In the case of sporting rules,
the European courts have determined that the rule in question must not “go
beyond what is necessary for achieving the aim pursued”,[7]
which is to reiterate that it must be proportionate – a recurrent theme in
considering the legality of rules made by the governing bodies of sport, such
as UEFA.
The criteria to be met by UEFA
in establishing that FFP does not breach EU fundamental freedoms is in line
with the threshold to be met in establishing compliance with EU competition
law: FFP must be necessary, suitable and proportionate.
However, in the case of free
movement law, it is far from obvious that FFP will have a substantive impact on
fundamental freedoms.
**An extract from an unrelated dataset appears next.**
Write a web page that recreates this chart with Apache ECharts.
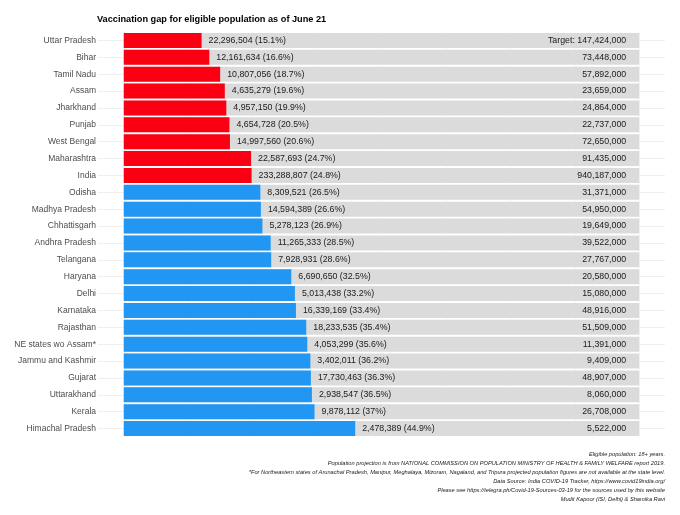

In previous writing on the subject, I have made the
following analogy:
The restriction does not emanate from the rule per se, rather by the size of the club’s turnover; players are no more
restricted from moving between clubs by FFP than this author is denied a
Ferrari by his credit rating.[8]
The specificity of sport under EU law
In the event that a competent
adjudicative authority makes a prima facie finding that FFP is in breach
of EU competition law or EU free movement law, there is still a possibility of
an overall finding that FFP is not illegal under the doctrine of the
specificity of sport; however, this would require the adjudicative body in
question to row back considerably from the current position, and general
trajectory, of the level of latitude granted to the governing bodies of sport
by the European courts.
The concept of specificity
will be familiar to all those with an interest in sports law and policy. It is
the hypothesis under which, at its starkest interpretation, suggests governing
bodies, not courts (or governments or other legislative bodies), are best
placed to determine how sport should be run. Sports, it is argued, should have
rule making autonomy. A more moderate view on specificity holds that due regard
should be paid to the idiosyncrasies of the sports sector and the legitimate
governance function played by governing bodies.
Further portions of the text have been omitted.